Rolling Stone‘s editor, along with the world at large, was devastated.

Across several weeks spent in fitful bursts of depression, Jann Wenner put together an issue not only containing the photoshoot and the interview but several remembrances and reflections on Lennon.

Every page was dedicated to John.

Mick Jagger, Yoko Ono, and several other public figures provided input.

There was even a quote from John’s son Sean Ono Lennon: “Now daddy is part of God.”

Wenner closed the issue with his own letter to Lennon.

I feel older now,” he wrote. “Something of being young has been ripped out of me – something I thought was far behind me.

The first 1.5 million copies of the magazine contained another special feature.

In the binding where the pages of the magazine were held together, Wenner included another more personal message to John, one written in blue ink and only visible with aid of a magnifying glass.

I love you,” it read, “You’re with God.
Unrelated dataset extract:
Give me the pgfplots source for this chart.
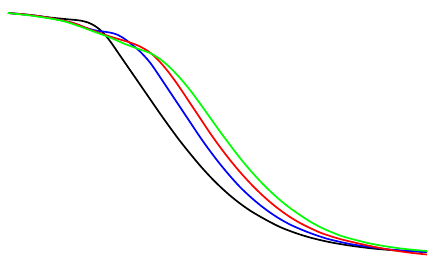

I’ll do what I said. ‘Yoko, hold on -‘ I’ll make sure I promise.”

The January 22 issue of Rolling Stone was Jann Wenner’s single greatest triumph as a magazine editor and sculptor of rock legend,” Jann’s biographer Joe Hagan wrote in his book Sticky Fingers. “It was a homage to a man but also to a time and to a generation. As a cultural marker it was not only the official end of the Beatles… but the end of the first life of Rolling Stone.”

Published on January 22, 1981, the issue was, of course, a bestseller.